Release date: May 22, 2022

New Features

  • [Preview] The resource group management feature is released. This feature allows StarRocks to isolate and efficiently use CPU and memory resources when StarRocks processes both complex queries and simple queries from different tenants in the same cluster.

  • [Preview] A Java-based user-defined function (UDF) framework is implemented. This framework supports UDFs that are compiled in compliance with the syntax of Java to extend the capabilities of StarRocks.

  • [Preview] The primary key model supports updates only to specific columns when data is loaded to the primary key model in real-time data update scenarios such as order updates and multi-stream joins.

  • [Preview] JSON data types and JSON functions are supported.

  • External tables can be used to query data from Apache Hudi.

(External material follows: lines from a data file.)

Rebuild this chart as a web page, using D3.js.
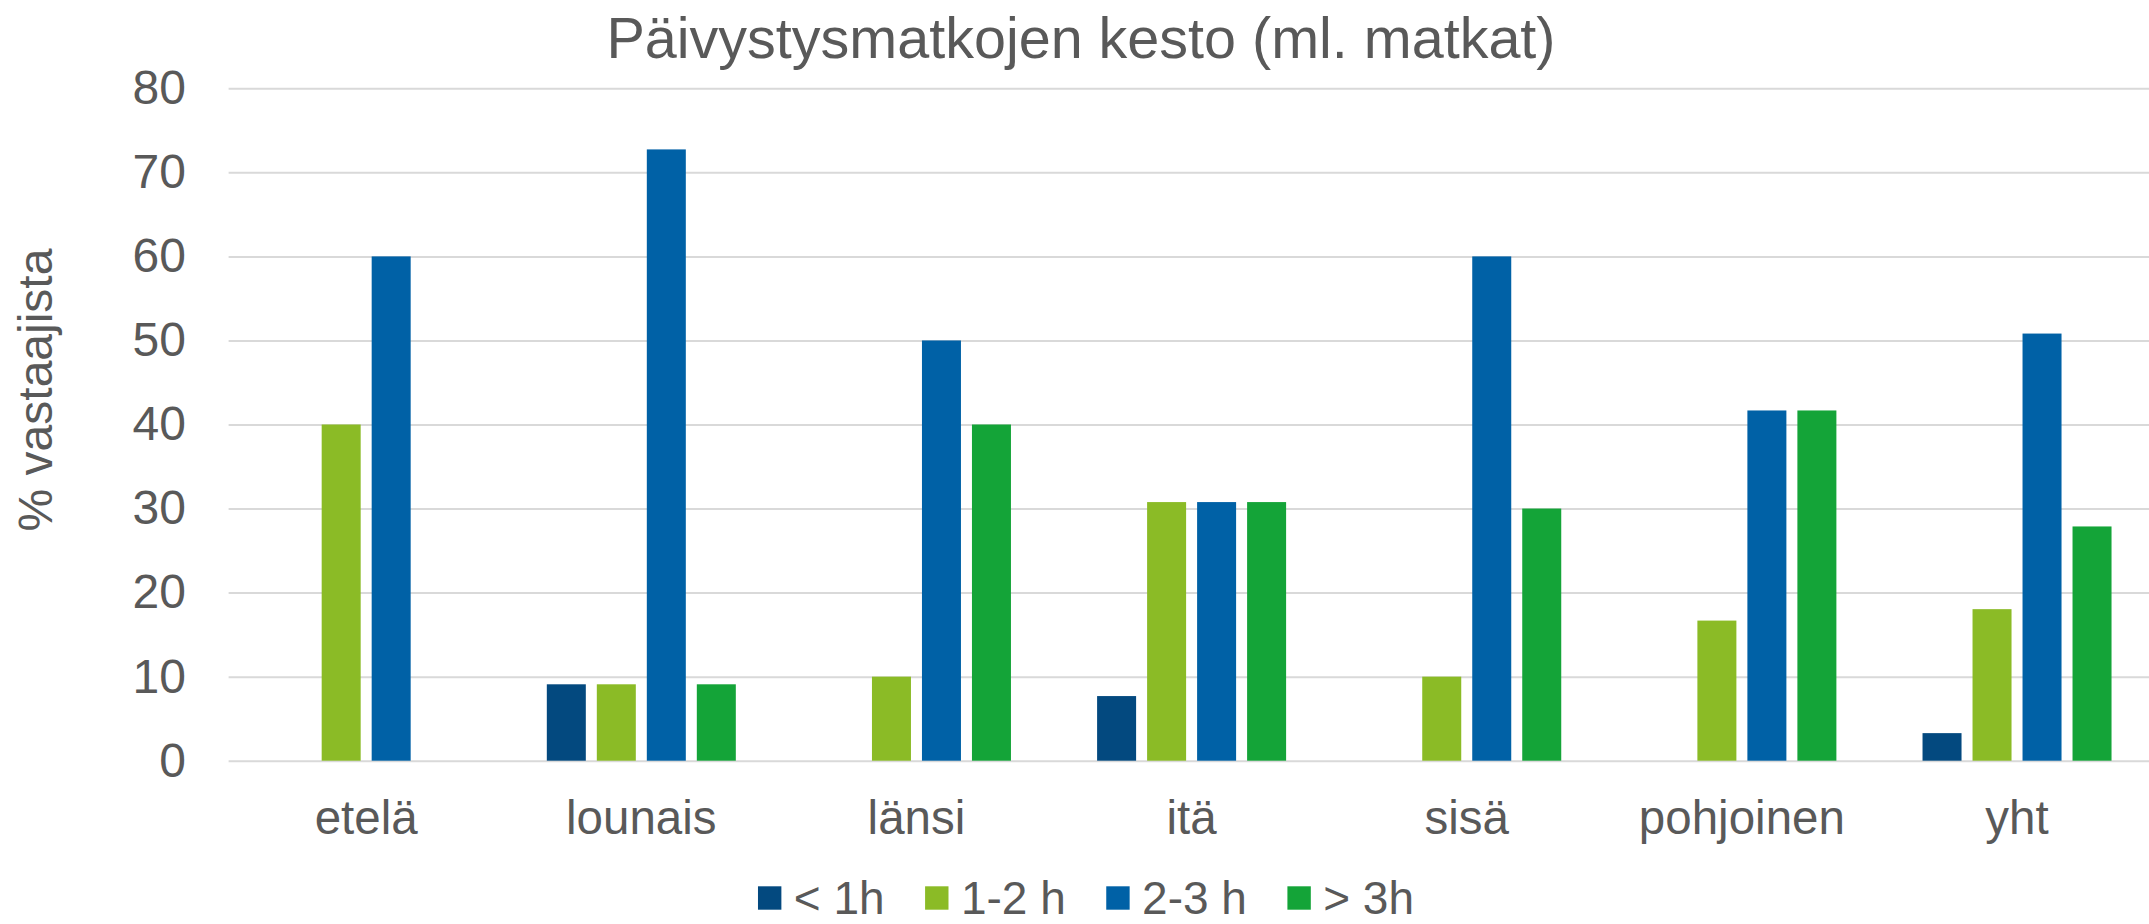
<!DOCTYPE html>
<html>
<head>
<meta charset="utf-8">
<script src="https://cdnjs.cloudflare.com/ajax/libs/d3/7.8.5/d3.min.js"></script>
<style>
  html, body { margin: 0; padding: 0; background: #ffffff; }
  svg { display: block; font-family: "Liberation Sans", Arial, sans-serif; }
</style>
</head>
<body>
<svg id="chart" width="2149" height="924"></svg>
<script>
// ---- data ----
const categories = ["etelä", "lounais", "länsi", "itä", "sisä", "pohjoinen", "yht"];
const seriesNames = ["< 1h", "1-2 h", "2-3 h", "> 3h"];
const seriesColors = ["#03497F", "#8BBB26", "#0061A6", "#14A438"];
const valuesLt1h = [0, 9.09, 0, 7.69, 0, 0, 3.28];
const values1to2 = [40, 9.09, 10, 30.77, 10, 16.67, 18.03];
const values2to3 = [60, 72.73, 50, 30.77, 60, 41.67, 50.82];
const valuesGt3h = [0, 9.09, 40, 30.77, 30, 41.67, 27.87];
const yTicks = [0, 10, 20, 30, 40, 50, 60, 70, 80];
const titleText = "Päivystysmatkojen kesto (ml. matkat)";
const yAxisTitle = "% vastaajista";

const seriesValues = [valuesLt1h, values1to2, values2to3, valuesGt3h];

// ---- layout ----
const textColor = "#595959";
const gridColor = "#D9D9D9";
const plotLeft = 228.6, plotRight = 2154.6, plotTop = 88.3, plotBottom = 760.7;

const svg = d3.select("#chart");

const x0 = d3.scaleBand().domain(categories).range([plotLeft, plotRight]).paddingInner(0).paddingOuter(0);
const groupW = 189;
const x1 = d3.scaleBand().domain(seriesNames).range([-groupW / 2, groupW / 2]).paddingInner(0.22).paddingOuter(0);
const y = d3.scaleLinear().domain([0, 80]).range([plotBottom, plotTop]);

// title
svg.append("text")
  .attr("x", 1081).attr("y", 58)
  .attr("text-anchor", "middle")
  .attr("fill", textColor)
  .attr("font-size", 57.5)
  .text(titleText);

// y axis with gridlines
const yAxis = svg.append("g")
  .attr("transform", `translate(${plotLeft},0)`)
  .call(d3.axisLeft(y).tickValues(yTicks).tickSize(-(plotRight - plotLeft)).tickPadding(42.6).tickFormat(d3.format("d")));
yAxis.select(".domain").remove();
yAxis.selectAll(".tick line").attr("stroke", gridColor).attr("stroke-width", 2);
yAxis.selectAll(".tick text")
  .attr("fill", textColor)
  .attr("font-size", 48)
  .attr("font-family", "Liberation Sans, Arial, sans-serif");

// y axis title
svg.append("text")
  .attr("transform", `translate(52,390) rotate(-90)`)
  .attr("text-anchor", "middle")
  .attr("fill", textColor)
  .attr("font-size", 48)
  .text(yAxisTitle);

// bars
const barData = [];
categories.forEach((c, ci) => {
  seriesNames.forEach((s, si) => {
    barData.push({ cat: c, ser: s, si: si, value: seriesValues[si][ci] });
  });
});

svg.append("g").selectAll("rect")
  .data(barData.filter(d => d.value > 0))
  .join("rect")
  .attr("x", d => x0(d.cat) + x0.bandwidth() / 2 + x1(d.ser))
  .attr("width", x1.bandwidth())
  .attr("y", d => y(d.value))
  .attr("height", d => y(0) - y(d.value))
  .attr("fill", d => seriesColors[d.si]);

// x axis labels
const xAxis = svg.append("g")
  .attr("transform", `translate(0,${plotBottom})`)
  .call(d3.axisBottom(x0).tickSize(0).tickPadding(39.6));
xAxis.select(".domain").remove();
xAxis.selectAll(".tick text")
  .attr("fill", textColor)
  .attr("font-size", 47.5)
  .attr("font-family", "Liberation Sans, Arial, sans-serif");

// legend
const legend = svg.append("g");
const sq = 23.4, gapText = 12.4, gapItem = 40.5;
let cx = 0;
seriesNames.forEach((s, i) => {
  const g = legend.append("g");
  g.append("rect").attr("x", 0).attr("y", -sq / 2).attr("width", sq).attr("height", sq).attr("fill", seriesColors[i]);
  const t = g.append("text").attr("x", sq + gapText).attr("y", 0).attr("dy", "0.35em")
    .attr("fill", textColor).attr("font-size", 46).text(s);
  const w = t.node().getComputedTextLength();
  g.attr("transform", `translate(${cx},0)`);
  cx += sq + gapText + w + gapItem;
});
const legendW = cx - gapItem;
legend.attr("transform", `translate(${1086 - legendW / 2},898)`);
</script>
</body>
</html>
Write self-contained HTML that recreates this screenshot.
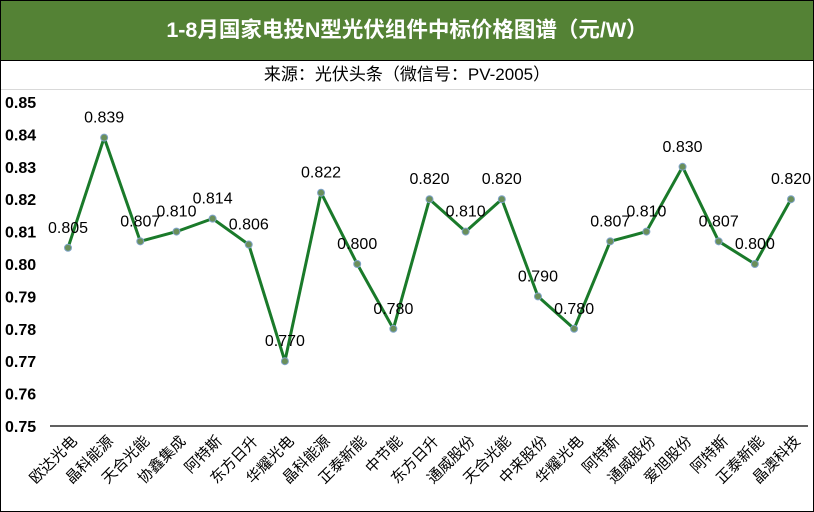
<!DOCTYPE html>
<html><head><meta charset="utf-8"><style>
body{margin:0;width:814px;height:512px;overflow:hidden;background:#fff;font-family:"Liberation Sans","Noto Sans CJK SC",sans-serif}
#frame{position:absolute;left:0;top:0;width:812px;height:510px;border:1px solid #000}
#title{position:absolute;left:1px;top:1px;width:812px;height:59px;background:#548235;color:#fff;font-weight:bold;font-size:21.5px;text-align:center;line-height:59px;border-bottom:1px solid #000}
#sub{position:absolute;left:1px;top:61px;width:812px;height:28px;text-align:center;line-height:28px;font-size:17px;color:#000;border-bottom:1px solid #d9d9d9}
svg{position:absolute;left:0;top:0}
</style></head><body>
<div id="frame"></div>
<div id="title">1-8月国家电投N型光伏组件中标价格图谱（元/W）</div>
<div id="sub">来源：光伏头条（微信号：PV-2005）</div>
<svg id="chart" width="814" height="512"></svg>
<script>
const categories=["欧达光电","晶科能源","天合光能","协鑫集成","阿特斯","东方日升","华耀光电","晶科能源","正泰新能","中节能","东方日升","通威股份","天合光能","中来股份","华耀光电","阿特斯","通威股份","爱旭股份","阿特斯","正泰新能","晶澳科技"];
const values=[0.805,0.839,0.807,0.810,0.814,0.806,0.770,0.822,0.800,0.780,0.820,0.810,0.820,0.790,0.780,0.807,0.810,0.830,0.807,0.800,0.820];
const yTicks=[0.75,0.76,0.77,0.78,0.79,0.80,0.81,0.82,0.83,0.84,0.85];
const svg=document.getElementById('chart');const NS='http://www.w3.org/2000/svg';
const y=v=>426-(v-0.75)/0.10*324;
const x=i=>68+i*(791-68)/(categories.length-1);
function mk(t,a){const e=document.createElementNS(NS,t);for(const k in a)e.setAttribute(k,a[k]);svg.appendChild(e);return e;}
yTicks.forEach(t=>{const e=mk('text',{x:5,y:y(t)+6,'font-size':16,'font-weight':'bold',fill:'#000'});e.textContent=t.toFixed(2);

});
const ax=mk('line',{x1:50,x2:808,y1:426,y2:426,stroke:'#000','stroke-width':1.2});


const pl=mk('polyline',{points:values.map((v,i)=>x(i)+','+y(v)).join(' '),fill:'none',stroke:'#1a7a2a','stroke-width':3,'stroke-linejoin':'round'});


values.forEach((v,i)=>{
const c=mk('circle',{cx:x(i),cy:y(v),r:3.5,fill:'#6a8f5a',stroke:'#7fa3c8','stroke-width':1});


const t=mk('text',{x:x(i),y:y(v)-15,'text-anchor':'middle','font-size':16,fill:'#000'});t.textContent=v.toFixed(3);


const l=mk('text',{x:0,y:0,'text-anchor':'end','font-size':15,fill:'#000',transform:`translate(${x(i)+10},${442}) rotate(-45)`});l.textContent=categories[i];


});
</script>
</body></html>
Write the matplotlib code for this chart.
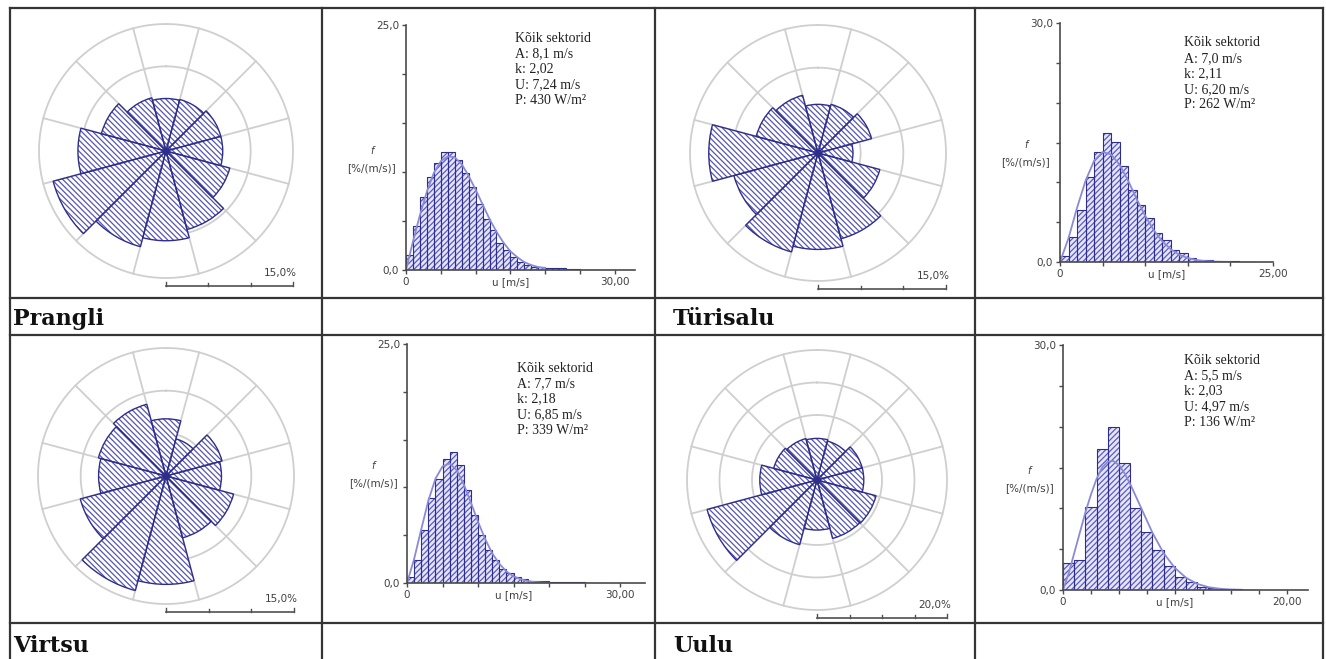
import matplotlib
matplotlib.use("Agg")
import matplotlib.pyplot as plt
import numpy as np

W, H = 1326, 659

# --- data ---
stations = ["Prangli", "Türisalu", "Virtsu", "Uulu"]
directions = np.arange(0, 360, 30)          # sector centres, deg from N

rose_prangli = [6.2, 6.3, 6.7, 6.7, 7.8, 9.6, 10.6, 11.7, 13.8, 10.4, 7.9, 6.5]
rose_turisalu = [5.7, 5.9, 6.5, 4.1, 7.5, 10.4, 11.3, 12.0, 10.2, 12.8, 7.5, 7.0]
rose_virtsu = [6.7, 4.5, 6.8, 6.5, 8.2, 7.5, 12.7, 13.9, 10.4, 7.9, 8.2, 8.7]
rose_uulu = [6.4, 6.2, 7.2, 7.2, 9.4, 9.3, 7.7, 10.3, 17.5, 8.8, 6.9, 6.6]
rose_scale = [15, 15, 15, 20]

# histogram, 1 m/s bins starting at 0
hist_prangli = [1.5, 4.5, 7.5, 9.5, 10.9, 12.0, 12.0, 11.2, 9.9, 8.5, 6.7, 5.2, 4.1, 2.8,
                2.0, 1.3, 0.8, 0.5, 0.35, 0.3, 0.25, 0.2, 0.2, 0.15, 0.1, 0.05, 0.05, 0.03]
hist_turisalu = [0.8, 3.2, 6.5, 10.7, 13.8, 16.2, 15.1, 12.0, 9.0, 7.2, 5.5, 3.6, 2.7, 1.5,
                 1.1, 0.5, 0.3, 0.2, 0.15, 0.1, 0.1, 0.05, 0.05]
hist_virtsu = [0.6, 2.4, 5.5, 8.9, 10.9, 13.0, 13.7, 12.3, 9.7, 7.1, 5.0, 3.4, 2.4, 1.5,
               1.0, 0.66, 0.4, 0.25, 0.2, 0.2, 0.15, 0.15, 0.1, 0.1, 0.1, 0.05, 0.05, 0.05]
hist_uulu = [3.3, 3.7, 10.2, 17.3, 20.0, 15.5, 10.0, 7.1, 4.9, 2.9, 1.6, 1.0, 0.4, 0.2,
             0.1, 0.1, 0.05]

# fitted curve as seen
curve_u = [0, 1, 2, 3, 4, 5, 6, 7, 8, 9, 10, 11, 12, 13, 14, 15, 16, 17, 18, 19, 20]
curve_prangli = [0, 2.9, 5.6, 8.0, 9.9, 11.1, 11.6, 11.5, 10.8, 9.6, 8.2, 6.7, 5.2, 3.9,
                 2.8, 1.9, 1.3, 0.8, 0.5, 0.3, 0.2]
curve_turisalu = [0, 3.0, 6.8, 10.2, 12.7, 13.8, 13.5, 12.2, 10.2, 7.9, 5.8, 4.0, 2.6, 1.6,
                  0.9, 0.5, 0.25, 0.12, 0.05, 0.02, 0.01]
curve_virtsu = [0, 2.5, 5.6, 8.6, 10.9, 12.2, 12.5, 11.8, 10.3, 8.4, 6.4, 4.6, 3.1, 2.0,
                1.2, 0.7, 0.4, 0.2, 0.1, 0.05, 0.02]
curve_u_uulu = [0, 0.5, 1, 1.5, 2, 2.5, 3, 3.5, 4, 4.5, 5, 5.5, 6, 7, 8, 9, 10, 11, 12, 13, 14, 15, 16]
curve_uulu = [0, 2.0, 4.5, 7.0, 9.5, 11.7, 13.6, 15.0, 15.7, 15.8, 15.3, 14.3, 13.0, 10.0,
              7.0, 4.5, 2.7, 1.5, 0.75, 0.35, 0.15, 0.06, 0.02]

hist_ymax = [25, 30, 25, 30]
hist_xmax = [32.9, 25, 33.5, 21.9]
hist_xlabel = [30, 25, 30, 20]
hist_xstep = [5, 5, 5, 2.5]

stats = [
    ["Kõik sektorid", "A: 8,1 m/s", "k: 2,02", "U: 7,24 m/s", "P: 430 W/m²"],
    ["Kõik sektorid", "A: 7,0 m/s", "k: 2,11", "U: 6,20 m/s", "P: 262 W/m²"],
    ["Kõik sektorid", "A: 7,7 m/s", "k: 2,18", "U: 6,85 m/s", "P: 339 W/m²"],
    ["Kõik sektorid", "A: 5,5 m/s", "k: 2,03", "U: 4,97 m/s", "P: 136 W/m²"],
]

roses = [rose_prangli, rose_turisalu, rose_virtsu, rose_uulu]
hists = [hist_prangli, hist_turisalu, hist_virtsu, hist_uulu]
curves = [(curve_u, curve_prangli), (curve_u, curve_turisalu),
          (curve_u, curve_virtsu), (curve_u_uulu, curve_uulu)]

# --- layout (pixels) ---
rose_pos = [(166, 151, 127), (818, 153, 128), (166, 476, 128), (817, 480, 130)]
hist_box = [(406, 270, 635, 25), (1060, 262, 1273, 23), (407, 583, 645, 344), (1063, 590, 1308, 345)]
stat_off = [(109, 13), (124, 20), (110, 24), (121, 15)]
label_pos = [(13, 325), (673, 325), (13, 652), (673, 652)]

navy = "#2e2e8a"
hatch_rose = "#5656b4"
hatch_hist = "#5a5ac4"
ring = "#cfcfcf"
gridc = "#353535"

plt.rcParams["hatch.linewidth"] = 0.9


def px_rect(x0, y0, x1, y1):
    return [x0 / W, 1 - y1 / H, (x1 - x0) / W, (y1 - y0) / H]


fig = plt.figure(figsize=(W / 100, H / 100), dpi=100)
fig.patch.set_facecolor("white")

ov = fig.add_axes([0, 0, 1, 1], zorder=0)
ov.set_xlim(0, W)
ov.set_ylim(H, 0)
ov.axis("off")

# table lines
for x in [10, 322, 655, 975, 1323]:
    ov.plot([x, x], [8, H], color=gridc, lw=1.6)
for y in [8, 298, 335, 623]:
    ov.plot([10, 1323], [y, y], color=gridc, lw=1.6)

for i in range(4):
    # wind rose
    cx, cy, R = rose_pos[i]
    rmax = rose_scale[i]
    ax = fig.add_axes(px_rect(cx - R, cy - R, cx + R, cy + R), projection="polar", zorder=2)
    ax.set_theta_zero_location("N")
    ax.set_theta_direction(-1)
    ax.set_ylim(0, rmax)
    ax.axis("off")
    th = np.linspace(0, 2 * np.pi, 361)
    for r in range(5, rmax + 1, 5):
        ax.plot(th, np.full_like(th, r), color=ring, lw=1.3, clip_on=False, zorder=1)
    for a in np.deg2rad(np.arange(15, 360, 30)):
        ax.plot([a, a], [0, rmax], color=ring, lw=1.3, clip_on=False, zorder=1)
    ax.bar(np.deg2rad(directions), roses[i], width=np.deg2rad(30), bottom=0,
           facecolor="white", edgecolor=hatch_rose, hatch="\\" * 6, lw=0, zorder=3)
    ax.bar(np.deg2rad(directions), roses[i], width=np.deg2rad(30), bottom=0,
           facecolor="none", edgecolor=navy, lw=1.0, zorder=4)
    ax.plot([0], [0], "o", ms=4, color=navy, zorder=5)

    # scale bar
    by = cy + R + 8
    ov.plot([cx, cx + R], [by, by], color="#505050", lw=1.2)
    nseg = rmax // 5
    for s in range(nseg + 1):
        tl = 4 if s in (0, nseg) else 3
        ov.plot([cx + R * s / nseg] * 2, [by, by - tl], color="#505050", lw=1.0)
    ov.text(cx + R + 4, by - 13, "%d,0%%" % rmax, ha="right", va="center",
            fontsize=7.5, color="#404040")

    # station label
    lx, ly = label_pos[i]
    ov.text(lx, ly, stations[i], ha="left", va="baseline", fontsize=16,
            fontweight="bold", family="DejaVu Serif", color="#111111")

    # histogram
    x0, y0, x1, y1 = hist_box[i]
    ha = fig.add_axes(px_rect(x0, y1, x1, y0), zorder=2)
    ha.set_facecolor("none")
    vals = hists[i]
    bins = np.arange(len(vals))
    ha.bar(bins, vals, width=1.0, align="edge", facecolor="#e6e6f8",
           edgecolor=hatch_hist, hatch="/" * 6, lw=0, zorder=2)
    ha.bar(bins, vals, width=1.0, align="edge", facecolor="none",
           edgecolor=navy, lw=0.8, zorder=2.5)
    cu, cf = curves[i]
    ha.plot(cu, cf, color="#8a8ad8", lw=1.3, zorder=3)
    ha.set_xlim(0, hist_xmax[i])
    ha.set_ylim(0, hist_ymax[i])
    for s in ["top", "right"]:
        ha.spines[s].set_visible(False)
    for s in ["left", "bottom"]:
        ha.spines[s].set_color("#4a4a4a")
        ha.spines[s].set_linewidth(1.2)
        ha.spines[s].set_zorder(4)
    xt = np.arange(0, hist_xmax[i] + 0.01, hist_xstep[i])
    ha.set_xticks(xt)
    ha.set_xticklabels(["0" if v == 0 else ("%d,00" % hist_xlabel[i] if abs(v - hist_xlabel[i]) < 1e-6 else "")
                        for v in xt])
    yt = np.arange(0, hist_ymax[i] + 0.01, 5)
    ha.set_yticks(yt)
    ha.set_yticklabels(["0,0" if v == 0 else ("%d,0" % hist_ymax[i] if v == hist_ymax[i] else "")
                        for v in yt])
    ha.tick_params(length=3, width=1, color="#4a4a4a", labelsize=7.5,
                   labelcolor="#404040", pad=2)
    ha.annotate("u [m/s]", xy=(hist_xlabel[i] / 2, 0), xycoords=("data", "axes fraction"),
                xytext=(0, -5), textcoords="offset points", ha="center", va="top",
                fontsize=7.5, color="#404040")

    # f label
    fy = y0 - 0.45 * (y0 - y1)
    ov.text(x0 - 34, fy - 9, "f", ha="center", va="center", fontsize=7, color="#404040",
            style="italic")
    ov.text(x0 - 34, fy + 8, "[%/(m/s)]", ha="center", va="center", fontsize=7.5,
            color="#404040")

    # stats box
    dx, dy = stat_off[i]
    for j, line in enumerate(stats[i]):
        ov.text(x0 + dx, y1 + dy + 15.5 * j, line, ha="left", va="center", fontsize=10,
                family="Liberation Serif", color="#222222")

fig.savefig("out.png", dpi=100)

This further improves users' data lake analytics experience with StarRocks. For more information, see External tables.

  • The following functions are added:

    • ARRAY functions: array_agg, array_sort, array_distinct, array_join, reverse, array_slice, array_concat, array_difference, arrays_overlap, and array_intersect
    • BITMAP functions: bitmap_max and bitmap_min
    • Other functions: retention and square

Improvements

  • The parser and analyzer of the cost-based optimizer (CBO) are restructured, the code structure is optimized, and syntaxes such as INSERT with Common Table Expression (CTE) are supported. These improvements are made to increase the performance of complex queries, such as queries that involve the reuse of CTEs.

  • The performance of queries on Apache Hive™ external tables that are stored in cloud object storage services such as AWS Simple Storage Service (S3), Alibaba Cloud Object Storage Service (OSS), and Tencent Cloud Object Storage (COS) is optimized. After the optimization, the performance of object storage-based queries is comparable to that of HDFS-based queries. Additionally, late materialization of ORC files is supported, and queries on small files are accelerated. For more information, see Apache Hive™ external table.

  • When queries from Apache Hive™ are run by using external tables, StarRocks automatically performs incremental updates to the cached metadata by consuming Hive metastore events such as data changes and partition changes. StarRocks also supports queries on data of the DECIMAL and ARRAY types from Apache Hive™. For more information, see Apache Hive™ external table.

  • The UNION ALL operator is optimized to run 2 to 25 times faster than before.

  • A pipeline engine that supports adaptive parallelism and provides optimized profiles is released to improve the performance of simple queries in high concurrency scenarios.

  • Multiple characters can be combined and used as a single row delimiter for CSV files that are to be imported.

Bug Fixes

  • Deadlocks occur if data is loaded or changes are committed into tables that are based on the primary key model. #4998

  • Frontends (FEs), including FEs that run Oracle Berkeley DB Java Edition (BDB JE), are unstable. #4428, #4666, #2

  • The result that is returned by the SUM function encounters an arithmetic overflow if the function is invoked on a large amount of data. #3944

  • The precision of the results that are returned by the ROUND and TRUNCATE functions is unsatisfactory. #4256

  • A few bugs are detected by Synthesized Query Lancer (SQLancer). For more information, see SQLancer-related issues.

Others

Flink-connector-starrocks supports Apache Flink® v1.14.

Upgrade notes

  • If you use a StarRocks version later than 2.0.4 or a StarRocks version 2.1.x later than 2.1.6, see Upgrade notes for StarRocks.

  • To roll back to the previous version that was used before the upgrade, add the ignore_unknown_log_id parameter to the fe.conf file of each FE and set the parameter to true. The parameter is required because new types of logs are added in StarRocks v2.2.0. If you do not add the parameter, you cannot roll back to the previous version. We recommend that you set the ignore_unknown_log_id parameter to false in the fe.conf file of each FE after checkpoints are created. Then, restart the FEs to restore the FEs to the previous configurations.